Para o integrante da Comissão de Saúde Pública do CRMV-SP, em relação aos animais, qualquer alteração de comportamento natural deve ser encarada como suspeita, especialmente em áreas endêmicas. “Os sintomas são genéricos, relacionados a uma infecção viral, como febre, mialgia, mal-estar, sintomas gastrointestinais, entre outros.”

De acordo com Mário Ramos, os principais animais acometidos são os primatas não humanos (como saguis, macacos-prego etc.), aves silvestres e Xenarthras (como bichos-preguiça, tamanduás e tatus).

Com relação ao tratamento de animais, ainda não há nota técnica ou normatização sobre o assunto.

“São animais de risco. Creio que ainda estamos no início de uma tomada de decisão a esse respeito, e deve haver muita evolução”, declara Mário Ramos, lembrando que os animais, assim como na febre amarela, são sentinelas da doença, alertando para a presença da doença, especialmente, no ciclo silvestre.

Prevenção

De acordo com nota técnica para vigilância da febre de oropouche no estado de São Paulo, há algumas medidas que devem ser tomadas para evitar picadas de vetores, especialmente no caso de gestantes, já que a doença é transmitida para o feto, com casos de complicações.

“A febre oropouche é uma arbovirose em que há grande risco de transmissão vertical. Então, os bebês das gestantes acometidas podem ter problemas como teratogenia, aborto ou outros problemas neurológicos. Por isso, a proteção deve ser especial e os profissionais da saúde devem orientá-las quanto a isso”, destaca Mário Ramos.

Confira as principais formas de prevenção:

  •  Fazer a proteção de portas e janelas com mosquiteiros de malha fina;
  •  Usar roupas claras e que cubram os braços e as pernas;
  •  Usar na pele ou nas roupas expostas repelentes que contenham DEET, IR3535 ou icaridina (o uso deve estar estritamente de acordo com as instruções do rótulo do produto);
  •  Evitar atividades ao ar livre em locais de alta infestação de vetores.

Outras medidas que podem ser eficazes são:

  • Eliminar os criadouros onde o mosquito pólvora se reproduz;
  •  Não se expor no horário de pico do inseto, normalmente no fim da tarde;
  • Usar óleo corporal na pele, caso precise entrar em uma área infestada.
Notificação

Com base em nota técnica divulgada pelo Ministério da Saúde, com orientações sobre a vigilância da febre de ouropouche, verificada a presença de animais dos grupos mencionados mortos ou doentes, o médico-veterinário deverá preencher uma Ficha de Notificação/Investigação de Epizootias do Sistema de Informação de Agravos de Notificação (Sinan), enviar Plataforma SISS-Geo (https://sissgeo.lncc.br/apresentacao.xhtml) e encaminhar amostras para a rede laboratorial de referência.

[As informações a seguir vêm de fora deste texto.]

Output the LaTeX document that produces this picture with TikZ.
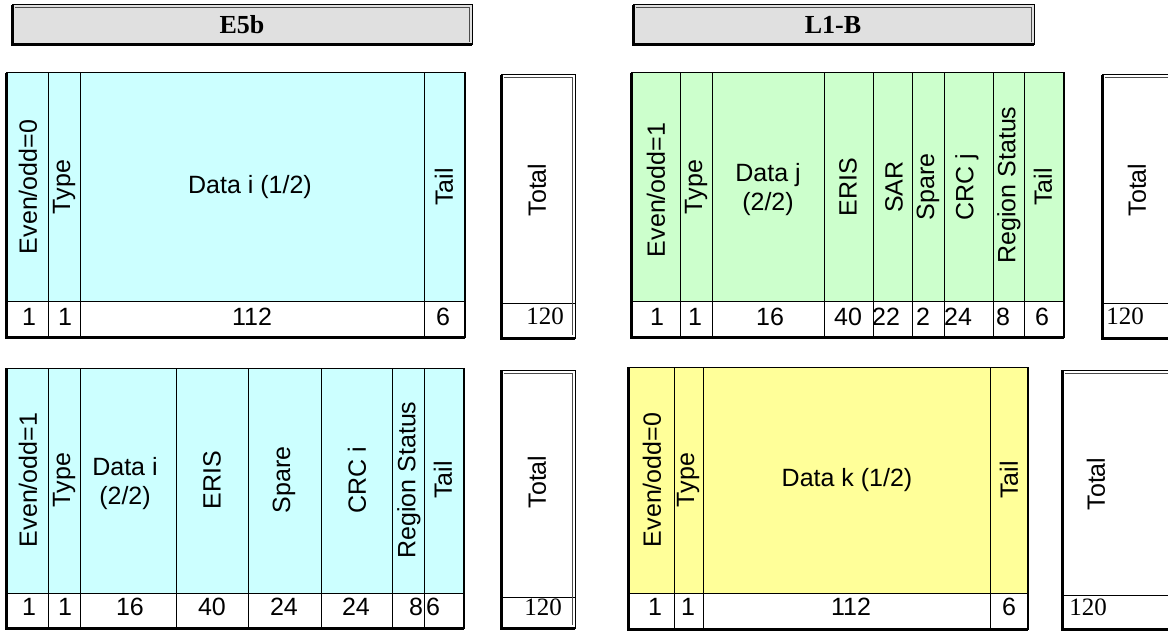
\documentclass[tikz,border=0pt]{standalone}
\usepackage{fontspec}
\setmainfont{Liberation Serif}
\newfontfamily\arialf{Liberation Sans}
\definecolor{cyanf}{HTML}{CCFFFF}
\definecolor{greenf}{HTML}{CCFFCC}
\definecolor{yellowf}{HTML}{FFFF99}
\definecolor{grayf}{HTML}{E0E0E0}
\tikzset{
 lab/.style={font=\arialf\fontsize{12.5}{14.5}\selectfont, inner sep=0pt, align=center},
 rlab/.style={lab, rotate=90},
 tnum/.style={font=\fontsize{12.5}{14}\selectfont, inner sep=0pt},
 hdr/.style={font=\bfseries\fontsize{13}{15}\selectfont, inner sep=0pt},
 thinln/.style={line width=0.5pt},
}
\newcommand\blockframe[4]{%
 \draw[thinln] (#1,#2) rectangle (#3,#4);
 \draw[line width=1.5pt] (#1,#2) -- (#1,#4) -- (#3,#4);
 \draw[line width=1pt] (#3,#2) -- (#3,#4);}
\newcommand\raisedframe[4]{%
 \draw[thinln] (#1,#2) rectangle (#3,#4);
 \draw[thinln, black!70] (#1+3,#2+3) -- (#3-3,#2+3) -- (#3-3,#4-3);
 \draw[line width=1.5pt] (#1,#2) -- (#1,#4) -- (#3,#4);}
\begin{document}
\begin{tikzpicture}[x=0.5pt,y=-0.5pt]
\useasboundingbox (0,0) rectangle (1168,631);
\clip (0,0) rectangle (1168,631);
\fill[white] (0,0) rectangle (1168,631);

% ---------- headers ----------
\fill[grayf] (12,5) rectangle (472,45);
\raisedframe{12}{5}{472}{45}
\node[hdr] (h1) at (242,25) {E5b};
\fill[grayf] (633,5) rectangle (1034,45);
\raisedframe{633}{5}{1034}{45}
\node[hdr] (h2) at (833,25) {L1-B};

% ---------- top-left block ----------
\fill[cyanf] (6,73) rectangle (465,301);
\fill[white] (6,301) rectangle (465,337);
\foreach \x in {48,80,424} \draw[thinln] (\x,73) -- (\x,337);
\draw[thinln] (6,301) -- (465,301);
\blockframe{6}{73}{465}{337}
\node[rlab] (tl1) at (28,187) {Even/odd=0};
\node[rlab] (tl2) at (64,187) {Type};
\node[lab] (tl3) at (250,187) {Data i (1/2)};
\node[rlab] (tl4) at (444,187) {Tail};
\node[lab] (tln1) at (29,317) {1};
\node[lab] (tln2) at (65,317) {1};
\node[lab] (tln3) at (252,317) {112};
\node[lab] (tln4) at (443,317) {6};

% ---------- bottom-left block ----------
\fill[cyanf] (6,368) rectangle (464,593);
\fill[white] (6,593) rectangle (464,628);
\foreach \x in {48,80,176,248,321,392,424} \draw[thinln] (\x,368) -- (\x,628);
\draw[thinln] (6,593) -- (464,593);
\blockframe{6}{368}{464}{628}
\node[rlab] (bl1) at (28,480) {Even/odd=1};
\node[rlab] (bl2) at (64,480) {Type};
\node[lab] (bl3) at (125,484) {Data i\\(2/2)};
\node[rlab] (bl4) at (212,480) {ERIS};
\node[rlab] (bl5) at (284,480) {Spare};
\node[rlab] (bl6) at (357,480) {CRC i};
\node[rlab] (bl7) at (409,480) {Region Status};
\node[rlab] (bl8) at (443,480) {Tail};
\node[lab] (bln1) at (29,607) {1};
\node[lab] (bln2) at (65,607) {1};
\node[lab] (bln3) at (130,607) {16};
\node[lab] (bln4) at (212,607) {40};
\node[lab] (bln5) at (284,607) {24};
\node[lab] (bln6) at (356,607) {24};
\node[lab] (bln7) at (416,607) {8};
\node[lab] (bln8) at (433,607) {6};

% ---------- top-right block ----------
\fill[greenf] (631,73) rectangle (1064,301);
\fill[white] (631,301) rectangle (1064,337);
\foreach \x in {680,712,824,873,912,944,993,1024} \draw[thinln] (\x,73) -- (\x,337);
\draw[thinln] (631,301) -- (1064,301);
\blockframe{631}{73}{1064}{337}
\node[rlab] (tr1) at (656,190) {Even/odd=1};
\node[rlab] (tr2) at (696,187) {Type};
\node[lab] (tr3) at (768,190) {Data j\\(2/2)};
\node[rlab] (tr4) at (848,187) {ERIS};
\node[rlab] (tr5) at (894,187) {SAR};
\node[rlab] (tr6) at (928,187) {Spare};
\node[rlab] (tr7) at (967,187) {CRC j};
\node[rlab] (tr8) at (1009,185) {Region Status};
\node[rlab] (tr9) at (1043,187) {Tail};
\node[lab] (trn1) at (657,317) {1};
\node[lab] (trn2) at (695,317) {1};
\node[lab] (trn3) at (770,317) {16};
\node[lab] (trn4) at (848,317) {40};
\node[lab] (trn5) at (886,317) {22};
\node[lab] (trn6) at (923,317) {2};
\node[lab] (trn7) at (958,317) {24};
\node[lab] (trn8) at (1003,317) {8};
\node[lab] (trn9) at (1042,317) {6};

% ---------- bottom-right block ----------
\fill[yellowf] (628,367) rectangle (1028,593);
\fill[white] (628,593) rectangle (1028,629);
\foreach \x in {674,703,990} \draw[thinln] (\x,367) -- (\x,629);
\draw[thinln] (628,593) -- (1028,593);
\blockframe{628}{367}{1028}{629}
\node[rlab] (br1) at (652,480) {Even/odd=0};
\node[rlab] (br2) at (688,480) {Type};
\node[lab] (br3) at (847,480) {Data k (1/2)};
\node[rlab] (br4) at (1009,480) {Tail};
\node[lab] (brn1) at (655,607) {1};
\node[lab] (brn2) at (688,607) {1};
\node[lab] (brn3) at (851,607) {112};
\node[lab] (brn4) at (1009,607) {6};

% ---------- total boxes ----------
\draw[thinln] (501,303) -- (575,303);
\raisedframe{501}{75}{575}{338}
\node[rlab] (t1) at (537,190) {Total};
\node[tnum] (t1n) at (545,316) {120};

\draw[thinln] (501,597) -- (575,597);
\raisedframe{501}{370}{575}{628}
\node[rlab] (t2) at (537,482) {Total};
\node[tnum] (t2n) at (543,607) {120};

\draw[thinln] (1102,303) -- (1190,303);
\raisedframe{1102}{75}{1190}{338}
\node[rlab] (t3) at (1137,190) {Total};
\node[tnum] (t3n) at (1125,316) {120};

\draw[thinln] (1062,595) -- (1190,595);
\raisedframe{1062}{370}{1190}{629}
\node[rlab] (t4) at (1096,484) {Total};
\node[tnum] (t4n) at (1088,607) {120};
\end{tikzpicture}
\end{document}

“É possível fazer a localização com GPS pelo celular e tirar foto do animal caído, para que vá para um banco nacional. E essas amostras devem ser encaminhadas para a rede laboratorial de referência, que é o Instituto Adolfo Lutz. Mas ainda é preciso definir alguns protocolos, há muito o que se aprender, com a academia e pesquisadores, para que outros protocolos e diagnósticos sejam devidamente aprimorados”, destaca Mário Ramos.

Para a investigação sobre a área de risco (que pode ser área endêmica), o médico-veterinário também deve realizar a investigação entomológica, ou seja, investigar quais são os insetos que estão envolvidos na transmissão no local provável de infecção (LPI), para identificação taxonômica e diagnóstico virológico de artrópodes, com base no conhecimento prévio sobre os aspectos bioecológicos das espécies potencialmente envolvidas, a fim de identificar o vetor primário e definir as medidas de prevenção e controle pertinentes.